▶ **WHAT THIS TASK INVOLVES**: Return every line below as is, leaving out the pictures.

-- START DATA SHOWN --

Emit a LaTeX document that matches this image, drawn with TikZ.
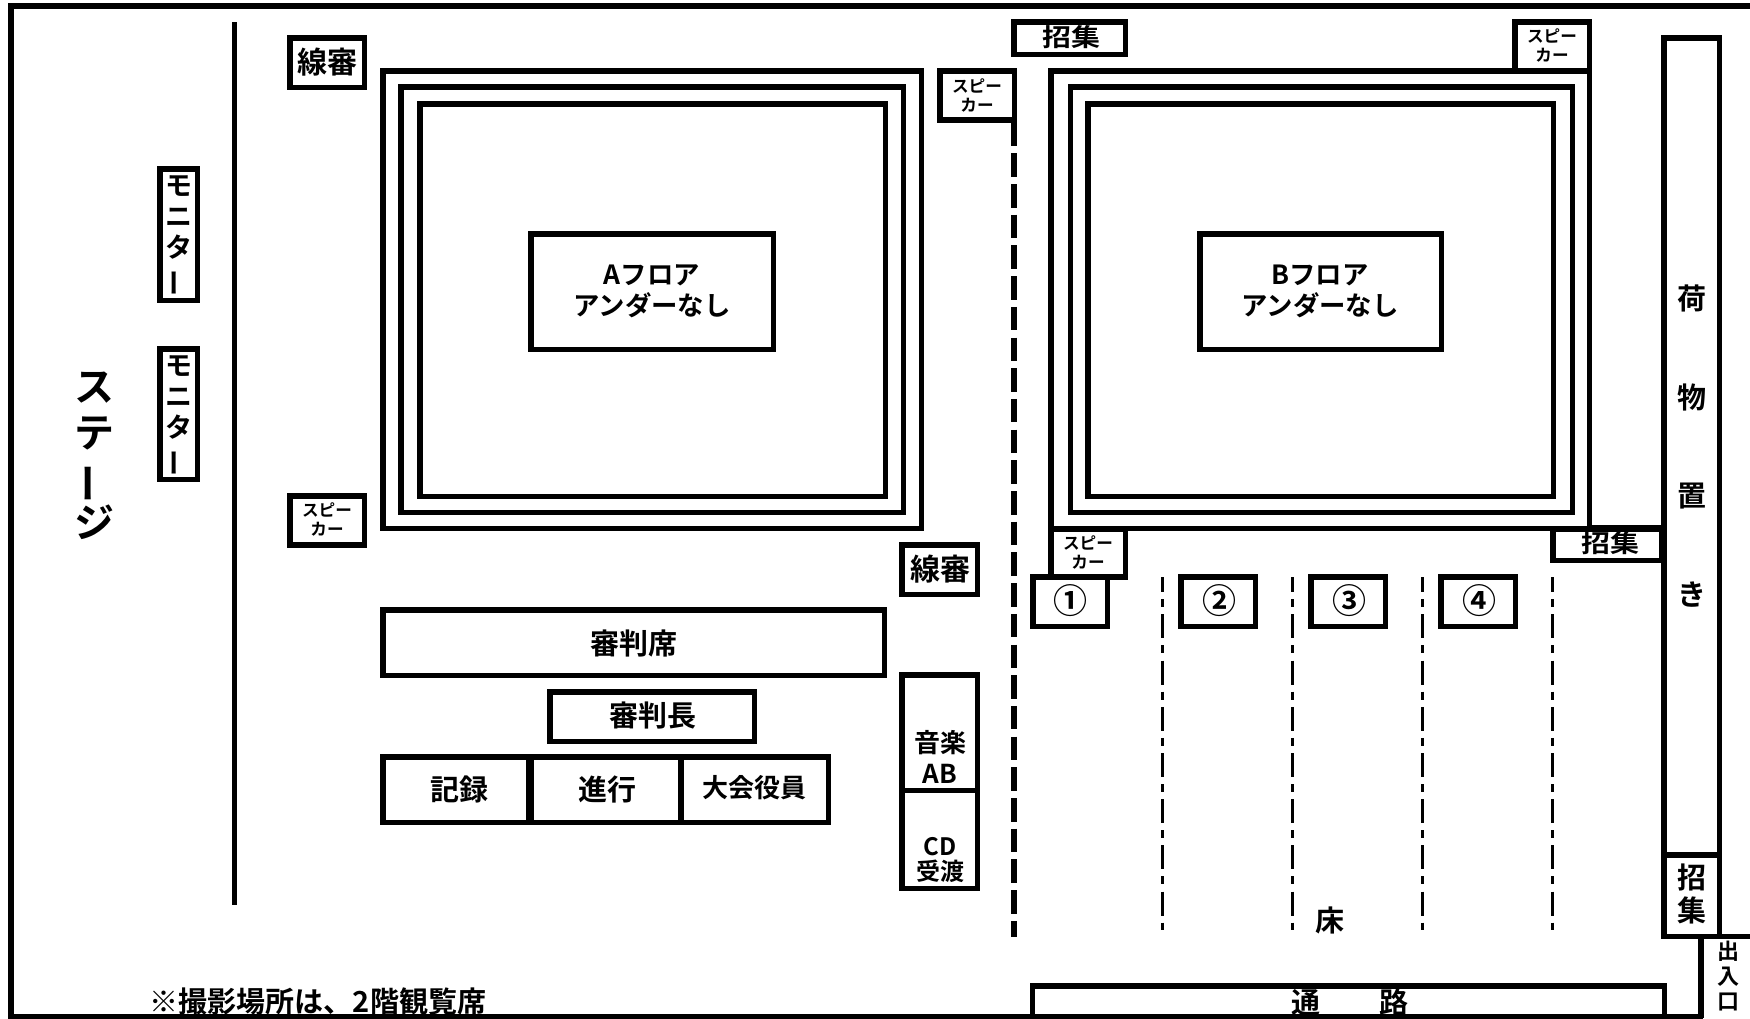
\documentclass[tikz,border=0pt]{standalone}
\usepackage{fontspec}
\setmainfont{Noto Sans CJK JP}[BoldFont={* Bold}]
\newfontfamily\cjkb{Noto Sans CJK JP Bold}
\newcommand\fsz[2]{\fontsize{#1}{#2}\selectfont}
\newcommand\vbar{\rotatebox[origin=c]{90}{ー}}
\newcommand\bx[4]{\draw[wall] ({#1+2.75},{#2+2.75}) rectangle ({#3-2.75},{#4-2.75});}
\tikzset{
  wall/.style={line width=2.75pt,draw=black,line join=miter},
  lab/.style={inner sep=0pt,align=center,text=black,font=\cjkb\fsz{#1}{#1}},
  lab/.default=15,
  spk/.style={inner sep=0pt,align=center,text=black,font=\cjkb\fsz{8.3}{9.5}},
  vmon/.style={inner sep=0pt,align=center,text=black,font=\cjkb\fsz{13.5}{15.5}},
  fine/.style={line width=1.5pt,draw=black,dash pattern=on 12pt off 3.5pt on 4pt off 3.6pt,dash phase=4.4pt},
  thick dash/.style={line width=3pt,draw=black,dash pattern=on 11.75pt off 3.6pt}
}
\begin{document}
\begin{tikzpicture}[x=0.5pt,y=-0.5pt]
\useasboundingbox (0,0) rectangle (1750,1018);
\fill[white] (0,0) rectangle (1750,1018);
% outer frame
\coordinate (f1) at (1750,6);
\coordinate (f2) at (11,6);
\coordinate (f3) at (11,1016.5);
\coordinate (f4) at (1703,1016.5);
\draw[wall] (f1) -- (f2) -- (f3) -- (f4);
% stage line
\coordinate (s1) at (234.3,22);
\coordinate (s2) at (234.3,905);
\draw[wall] (s1) -- (s2);
\node[inner sep=0pt,align=center,font=\cjkb\fsz{20}{22.7}] (stage) at (94,456) {ス\\テ\\\vbar\\ジ};
% monitors
\bx{157}{166}{200}{303}
\bx{157}{346}{200}{482}
\node[vmon] (mon1) at (178.5,236) {モ\\ニ\\タ\\\vbar};
\node[vmon] (mon2) at (178.5,416) {モ\\ニ\\タ\\\vbar};
% line judges
\bx{287}{35}{367}{90}
\node[lab=15] (sen1) at (327,62) {線審};
\bx{899}{542}{980}{597}
\node[lab=15] (sen2) at (940.5,569) {線審};
% speakers
\bx{287}{493}{367}{547.5}
\node[spk] (sp1) at (327,519) {スピー\\カー};
\bx{937}{68}{1017}{122.7}
\node[spk] (sp2) at (977,95.5) {スピー\\カー};
\bx{1512}{19}{1592}{74}
\node[spk] (sp3) at (1552,45) {スピー\\カー};
\bx{1048}{526}{1128}{579.5}
\node[spk] (sp4) at (1088,552) {スピー\\カー};
% floor A
\bx{380}{68}{924}{531}
\bx{398}{84}{906}{515}
\bx{417}{101}{888}{499}
\bx{528}{231}{776}{352}
\node[inner sep=0pt,align=center,font=\cjkb\fsz{13.2}{15.5}] (fa) at (652,291) {Aフロア\\アンダーなし};
% floor B
\bx{1048}{68}{1592}{531}
\bx{1067.5}{84}{1575}{515}
\bx{1085}{101}{1556}{499}
\bx{1197}{231}{1444}{352}
\node[inner sep=0pt,align=center,font=\cjkb\fsz{13.2}{15.5}] (fb) at (1320,291) {Bフロア\\アンダーなし};
\coordinate (b1) at (1592,528.2);
\coordinate (b2) at (1664,528.2);
\draw[wall] (b1) -- (b2);
% call desks
\bx{1011}{19}{1128}{57}
\node[lab=14.5] (call1) at (1071,37) {\scalebox{1}[.85]{招集}};
\bx{1550}{526}{1664}{563.4}
\node[lab=14.5] (call2) at (1610,543) {\scalebox{1}[.85]{招集}};
% judges
\bx{380}{607}{887}{678}
\node[lab=14.5] (shin) at (633.5,643) {審判席};
\bx{547}{689}{757}{744}
\node[lab=14.5] (cho) at (652.5,715.5) {審判長};
\bx{380}{754}{531}{825}
\bx{528}{754}{683}{825}
\bx{678}{754}{831}{825}
\node[lab=14.5] (rec) at (459,789) {記録};
\node[lab=14.5] (prog) at (607,789) {進行};
\node[lab=13] (off) at (754,788) {大会役員};
% music
\bx{899}{672}{980}{793}
\bx{899}{787.5}{980}{891}
\node[inner sep=0pt,align=center,font=\cjkb\fsz{13}{15.5}] (mus) at (940,757) {音楽\\AB};
\node[inner sep=0pt,align=center,font=\cjkb\fsz{12}{12.5}] (cd) at (940,860) {CD\\受渡};
% division lines
\coordinate (d1) at (1013.7,122.6);
\coordinate (d2) at (1013.7,937);
\draw[thick dash] (d1) -- (d2);
\foreach \i/\x in {a/1162.5,b/1292,c/1422,d/1552.6}{
  \coordinate (t\i) at (\x,577);
  \coordinate (u\i) at (\x,930);
  \draw[fine] (t\i) -- (u\i);
}
% courts
\bx{1030}{574}{1110}{629}
\bx{1178}{574}{1258}{629}
\bx{1308}{574}{1388}{629}
\bx{1438}{574}{1518}{629}
\node[lab=17] (n1) at (1070,601) {①};
\node[lab=17] (n2) at (1219.5,601) {②};
\node[lab=17] (n3) at (1349,601) {③};
\node[lab=17] (n4) at (1479,601) {④};
\node[lab=14.5] (yuka) at (1330,920) {床};
% luggage
\bx{1661}{35}{1722}{857}
\node[inner sep=0pt,align=center,font=\cjkb\fsz{14.5}{49.2}] (nim) at (1691.5,446) {荷\\物\\置\\き};
\bx{1661}{852}{1722}{939}
\node[inner sep=0pt,align=center,font=\cjkb\fsz{14.5}{16.5}] (call3) at (1691.5,894) {招\\集};
% entrance
\coordinate (e1) at (1701,1018);
\coordinate (e2) at (1701,936.5);
\coordinate (e3) at (1750,936.5);
\draw[wall] (e1) -- (e2) -- (e3);
\node[inner sep=0pt,align=center,font=\cjkb\fsz{11}{12.5}] (ent) at (1728.5,976) {出\\入\\口};
% corridor
\coordinate (c1) at (1032.7,1018);
\coordinate (c2) at (1032.7,986);
\coordinate (c3) at (1664.3,986);
\coordinate (c4) at (1664.3,1018);
\draw[wall] (c1) -- (c2) -- (c3) -- (c4);
\node[lab=14.5] (path) at (1350,1002) {通\hspace{30pt}路};
% note
\node[lab=14.5] (note) at (318,1001) {※撮影場所は、2階観覧席};
\end{tikzpicture}
\end{document}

-- END DATA SHOWN --

▶ **RIGHT ANSWER**:
Emit a LaTeX document that matches this image, drawn with TikZ.
\documentclass[tikz,border=0pt]{standalone}
\usepackage{fontspec}
\setmainfont{Noto Sans CJK JP}[BoldFont={* Bold}]
\newfontfamily\cjkb{Noto Sans CJK JP Bold}
\newcommand\fsz[2]{\fontsize{#1}{#2}\selectfont}
\newcommand\vbar{\rotatebox[origin=c]{90}{ー}}
\newcommand\bx[4]{\draw[wall] ({#1+2.75},{#2+2.75}) rectangle ({#3-2.75},{#4-2.75});}
\tikzset{
  wall/.style={line width=2.75pt,draw=black,line join=miter},
  lab/.style={inner sep=0pt,align=center,text=black,font=\cjkb\fsz{#1}{#1}},
  lab/.default=15,
  spk/.style={inner sep=0pt,align=center,text=black,font=\cjkb\fsz{8.3}{9.5}},
  vmon/.style={inner sep=0pt,align=center,text=black,font=\cjkb\fsz{13.5}{15.5}},
  fine/.style={line width=1.5pt,draw=black,dash pattern=on 12pt off 3.5pt on 4pt off 3.6pt,dash phase=4.4pt},
  thick dash/.style={line width=3pt,draw=black,dash pattern=on 11.75pt off 3.6pt}
}
\begin{document}
\begin{tikzpicture}[x=0.5pt,y=-0.5pt]
\useasboundingbox (0,0) rectangle (1750,1018);
\fill[white] (0,0) rectangle (1750,1018);
% outer frame
\coordinate (f1) at (1750,6);
\coordinate (f2) at (11,6);
\coordinate (f3) at (11,1016.5);
\coordinate (f4) at (1703,1016.5);
\draw[wall] (f1) -- (f2) -- (f3) -- (f4);
% stage line
\coordinate (s1) at (234.3,22);
\coordinate (s2) at (234.3,905);
\draw[wall] (s1) -- (s2);
\node[inner sep=0pt,align=center,font=\cjkb\fsz{20}{22.7}] (stage) at (94,456) {ス\\テ\\\vbar\\ジ};
% monitors
\bx{157}{166}{200}{303}
\bx{157}{346}{200}{482}
\node[vmon] (mon1) at (178.5,236) {モ\\ニ\\タ\\\vbar};
\node[vmon] (mon2) at (178.5,416) {モ\\ニ\\タ\\\vbar};
% line judges
\bx{287}{35}{367}{90}
\node[lab=15] (sen1) at (327,62) {線審};
\bx{899}{542}{980}{597}
\node[lab=15] (sen2) at (940.5,569) {線審};
% speakers
\bx{287}{493}{367}{547.5}
\node[spk] (sp1) at (327,519) {スピー\\カー};
\bx{937}{68}{1017}{122.7}
\node[spk] (sp2) at (977,95.5) {スピー\\カー};
\bx{1512}{19}{1592}{74}
\node[spk] (sp3) at (1552,45) {スピー\\カー};
\bx{1048}{526}{1128}{579.5}
\node[spk] (sp4) at (1088,552) {スピー\\カー};
% floor A
\bx{380}{68}{924}{531}
\bx{398}{84}{906}{515}
\bx{417}{101}{888}{499}
\bx{528}{231}{776}{352}
\node[inner sep=0pt,align=center,font=\cjkb\fsz{13.2}{15.5}] (fa) at (652,291) {Aフロア\\アンダーなし};
% floor B
\bx{1048}{68}{1592}{531}
\bx{1067.5}{84}{1575}{515}
\bx{1085}{101}{1556}{499}
\bx{1197}{231}{1444}{352}
\node[inner sep=0pt,align=center,font=\cjkb\fsz{13.2}{15.5}] (fb) at (1320,291) {Bフロア\\アンダーなし};
\coordinate (b1) at (1592,528.2);
\coordinate (b2) at (1664,528.2);
\draw[wall] (b1) -- (b2);
% call desks
\bx{1011}{19}{1128}{57}
\node[lab=14.5] (call1) at (1071,37) {\scalebox{1}[.85]{招集}};
\bx{1550}{526}{1664}{563.4}
\node[lab=14.5] (call2) at (1610,543) {\scalebox{1}[.85]{招集}};
% judges
\bx{380}{607}{887}{678}
\node[lab=14.5] (shin) at (633.5,643) {審判席};
\bx{547}{689}{757}{744}
\node[lab=14.5] (cho) at (652.5,715.5) {審判長};
\bx{380}{754}{531}{825}
\bx{528}{754}{683}{825}
\bx{678}{754}{831}{825}
\node[lab=14.5] (rec) at (459,789) {記録};
\node[lab=14.5] (prog) at (607,789) {進行};
\node[lab=13] (off) at (754,788) {大会役員};
% music
\bx{899}{672}{980}{793}
\bx{899}{787.5}{980}{891}
\node[inner sep=0pt,align=center,font=\cjkb\fsz{13}{15.5}] (mus) at (940,757) {音楽\\AB};
\node[inner sep=0pt,align=center,font=\cjkb\fsz{12}{12.5}] (cd) at (940,860) {CD\\受渡};
% division lines
\coordinate (d1) at (1013.7,122.6);
\coordinate (d2) at (1013.7,937);
\draw[thick dash] (d1) -- (d2);
\foreach \i/\x in {a/1162.5,b/1292,c/1422,d/1552.6}{
  \coordinate (t\i) at (\x,577);
  \coordinate (u\i) at (\x,930);
  \draw[fine] (t\i) -- (u\i);
}
% courts
\bx{1030}{574}{1110}{629}
\bx{1178}{574}{1258}{629}
\bx{1308}{574}{1388}{629}
\bx{1438}{574}{1518}{629}
\node[lab=17] (n1) at (1070,601) {①};
\node[lab=17] (n2) at (1219.5,601) {②};
\node[lab=17] (n3) at (1349,601) {③};
\node[lab=17] (n4) at (1479,601) {④};
\node[lab=14.5] (yuka) at (1330,920) {床};
% luggage
\bx{1661}{35}{1722}{857}
\node[inner sep=0pt,align=center,font=\cjkb\fsz{14.5}{49.2}] (nim) at (1691.5,446) {荷\\物\\置\\き};
\bx{1661}{852}{1722}{939}
\node[inner sep=0pt,align=center,font=\cjkb\fsz{14.5}{16.5}] (call3) at (1691.5,894) {招\\集};
% entrance
\coordinate (e1) at (1701,1018);
\coordinate (e2) at (1701,936.5);
\coordinate (e3) at (1750,936.5);
\draw[wall] (e1) -- (e2) -- (e3);
\node[inner sep=0pt,align=center,font=\cjkb\fsz{11}{12.5}] (ent) at (1728.5,976) {出\\入\\口};
% corridor
\coordinate (c1) at (1032.7,1018);
\coordinate (c2) at (1032.7,986);
\coordinate (c3) at (1664.3,986);
\coordinate (c4) at (1664.3,1018);
\draw[wall] (c1) -- (c2) -- (c3) -- (c4);
\node[lab=14.5] (path) at (1350,1002) {通\hspace{30pt}路};
% note
\node[lab=14.5] (note) at (318,1001) {※撮影場所は、2階観覧席};
\end{tikzpicture}
\end{document}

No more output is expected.